Arranged-marriage vs ‘love-marriage’


So which one is better?

How come it’s a ‘vs’ or an ‘or’ question, some might ask. Well it is, for the vast majority of mankind for whom even one marriage is more than a handful. What’s more, for this demographic the arranged-vs.-love-marriage debate, which goes back a long way, is a practical one, and not merely an academic one. The West has generally done away with arranged matches, but the issue is still an unsettled one in own neck of the woods, where the institution of arranged-marriage is still alive and kicking.

Ardent advocates of both types of marriage abound. Some cynics, however, argue that it doesn’t make much of a difference whether a marriage is arranged or ‘love’ (shaadi shaadi hoti hai – Raisani logic, if you like). Before one can subscribe to any position on any matter, one needs to consider the problem from all possible angles. In the following, I propose to do precisely that in order to see which one is a better bet, all things considered.

For want of better options, I have been forced to use the conventional prefixes (‘arranged’ and ‘love’), which leave a lot to be desired really: for love inevitably forces the couple to make a lot of arrangements, and because love lurks somewhere in arranged-marriages too – the proof being the large number of children such marriages produce. (Note that it is still an arranged-marriage even if you fall in love with the photograph of your betrothed.)

Intellectual integrity compels me to declare that my own experience comprises a rather limited number of data points – one to be exact. However, I am blessed with a seemingly infinite capacity to imbibe from the font of other people’s experiences, and that, I believe, more than makes up for the abovementioned limitation.

Supporters of arranged-marriages contend that a collective decision is bound to be better informed than a man doing it all alone. A little reflection tells a different story however. Probability dictates that a solitary man is more likely to find a decent wife, than his mother the ‘perfect’ daughter-in-law, and all his sisters the ‘perfect’ sister-in-law, all at the same time and in the same girl. In fact, it will be a minor miracle if so many people end up agreeing on any candidate – a major miracle if they all agree on a good one.

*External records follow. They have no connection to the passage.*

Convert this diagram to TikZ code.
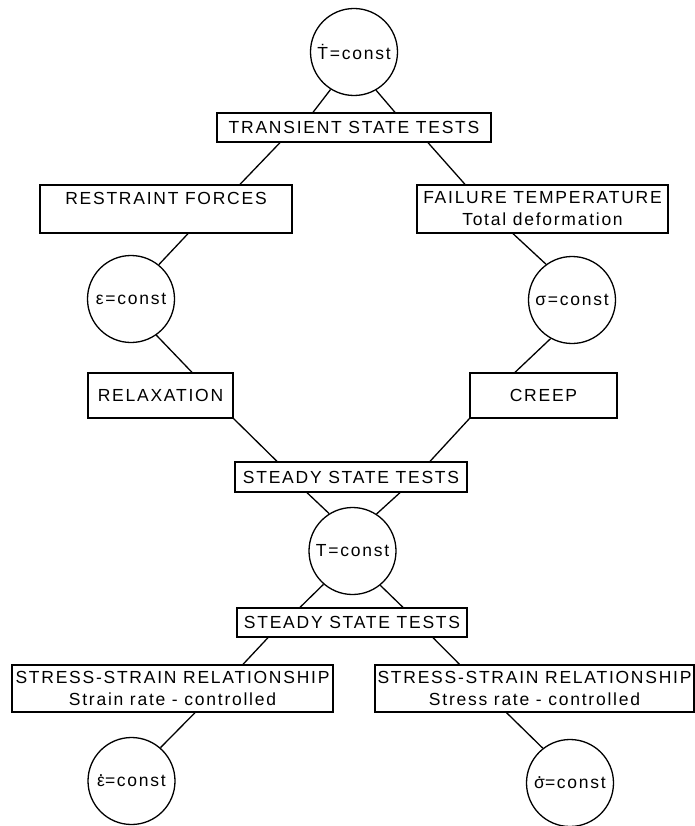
\documentclass[tikz,border=0pt]{standalone}
\usepackage{fontspec}
\setmainfont{Liberation Sans}[LetterSpace=10]
\newcommand{\overdot}[1]{\ooalign{#1\cr\hidewidth\raisebox{0.58em}{.}\hidewidth\cr}}
\begin{document}
\begin{tikzpicture}[x=1pt, y=-1pt, line width=1.3pt,
  font=\fontsize{17.5}{22}\selectfont,
  state/.style={draw, circle, minimum size=87pt, inner sep=0pt},
  test/.style={draw, rectangle, inner sep=0pt, align=center}]
\useasboundingbox (0,0) rectangle (695,826);
% transient state tests
\node[state] (tdot) at (354,52) {Ṫ=const};
\node[test, minimum width=274pt, minimum height=29pt] (transient) at (354,127.5) {TRANSIENT STATE TESTS};
\node[test, minimum width=252pt, minimum height=48pt] (restraint) at (166,209) {RESTRAINT FORCES\\\phantom{T}};
\node[test, minimum width=251pt, minimum height=48pt] (failure) at (542.5,209) {FAILURE TEMPERATURE\\Total deformation};
\node[state] (eps) at (131,299) {ε=const};
\node[state] (sig) at (572,300) {σ=const};
\node[test, minimum width=145pt, minimum height=45pt] (relax) at (160.5,395.5) {RELAXATION};
\node[test, minimum width=147pt, minimum height=45pt] (creep) at (543.5,395.5) {CREEP};
% steady state tests
\node[test, minimum width=232pt, minimum height=30pt] (steady) at (351,477) {STEADY STATE TESTS};
\node[state] (tconst) at (352.5,551) {T=const};
\node[test, minimum width=230pt, minimum height=29pt] (steadyb) at (352,622.5) {STEADY STATE TESTS};
\node[test, minimum width=321pt, minimum height=47pt] (strainrate) at (172.5,688.5) {STRESS-STRAIN RELATIONSHIP\\Strain rate - controlled};
\node[test, minimum width=319pt, minimum height=47pt] (stressrate) at (534.5,688.5) {STRESS-STRAIN RELATIONSHIP\\Stress rate - controlled};
\node[state] (epsdot) at (131.5,781) {\overdot{ε}=const};
\node[state] (sigdot) at (570,783) {\overdot{σ}=const};
% connectors
\draw (tdot.238) -- ([xshift=-41pt]transient.north);
\draw (tdot.300) -- ([xshift=41pt]transient.north);
\draw ([xshift=-74pt]transient.south) -- ([xshift=74pt]restraint.north);
\draw ([xshift=74pt]transient.south) -- ([xshift=-77.5pt]failure.north);
\draw ([xshift=22pt]restraint.south) -- (eps.51);
\draw ([xshift=-29.5pt]failure.south) -- (sig.126);
\draw (eps.305) -- ([xshift=31.5pt]relax.north);
\draw (sig.241) -- ([xshift=-28.5pt]creep.north);
\draw (relax.south east) -- ([xshift=-74pt]steady.north);
\draw (creep.south west) -- ([xshift=79pt]steady.north);
\draw ([xshift=-44pt]steady.south) -- (tconst.122);
\draw ([xshift=49pt]steady.south) -- (tconst.57);
\draw (tconst.229) -- ([xshift=-52pt]steadyb.north);
\draw (tconst.309) -- ([xshift=51pt]steadyb.north);
\draw ([xshift=-84pt]steadyb.south) -- ([xshift=70.5pt]strainrate.north);
\draw ([xshift=81pt]steadyb.south) -- ([xshift=-75pt]stressrate.north);
\draw ([xshift=22.5pt]strainrate.south) -- (epsdot.49);
\draw ([xshift=-28pt]stressrate.south) -- (sigdot.128);
\end{tikzpicture}
\end{document}
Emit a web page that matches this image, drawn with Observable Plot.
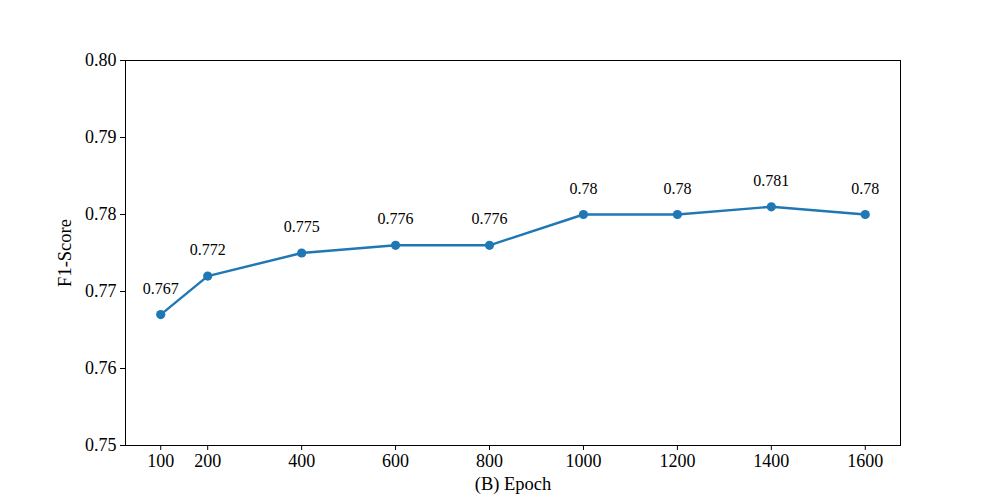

In praise of love-marriages it is often said that the couple already knows each other by the time they get married. I doubt if they do, really. In a country where there are no live-in relationships (thankfully), and limited contact overall, it’s easy to present the best version of oneself, raising false expectations that are bound to result in disappointment and disillusionment after marriage. In this respect, love-marriages are no different from arranged-marriages, where both families can behave impeccably until the union.

Arranged-marriages, by bypassing the process of courtship, are definitely more shariah-compliant. Their flip-side, however, is that there have been many reports chronicling some extremely unpleasant reactions of brides and grooms seeing each other for the first time, unedited, and at close quarters.

It is often said that the couple strives harder to make a love-marriage work because it realises that the onus of the blame, should anything go wrong, is on itself and on nobody else. While this sounds most wonderful in theory; in practice, there’s always the spouse to blame exclusively for all troubles. Not to mention that ultimately convenient scapegoat – the mother-in-law who ‘never really accepted me as her daughter-in-law’.

An arranged marriage is often advertised by its adherents as not merely a union of two individuals, but a coming together of two families. This too sounds capital, but experience tells us that coming together of so many people is seldom a great idea. Therefore, while theory suggests that any and all conflicts ought to be resolved amicably, equally likely is the possibility of problems arising where none ought to have existed in the first place.

Even the most romantic of my readers (and therefore most pro-love-marriage), would agree that romance has a way of fading with advancing years. So it is that in a love-marriage, one often finds oneself on the receiving end of, ‘You are not what you used to be when we met,’ or some such endearing remark. Matters are not much better in arranged marriages, where there is an equal likelihood of this sentiment being replaced by something like, ‘You were a pathetic dud from day one,’ hardly a more palatable offering.

It is often held against love-marriages that a young man’s judgment is often clouded by a woman’s appearance and beauty. While that catastrophe is happily prevented in arranged marriages, there’s another problem: the older, wiser decision-makers are as often guilty of being a little too mindful of the qualities that ultimately matter, and which only older, experienced folks can really appreciate.

It is observed that in arranged-marriages, couples don’t seem to understand each other very well, at least for the first forty-odd years. Exactly the same is observed of love-marriage-couples.

In summary, it seems we have a tie between arranged-marriage and love-marriage; and neither sounds like a particularly good option. Good-old Raisani logic may not be too far off the mark after all.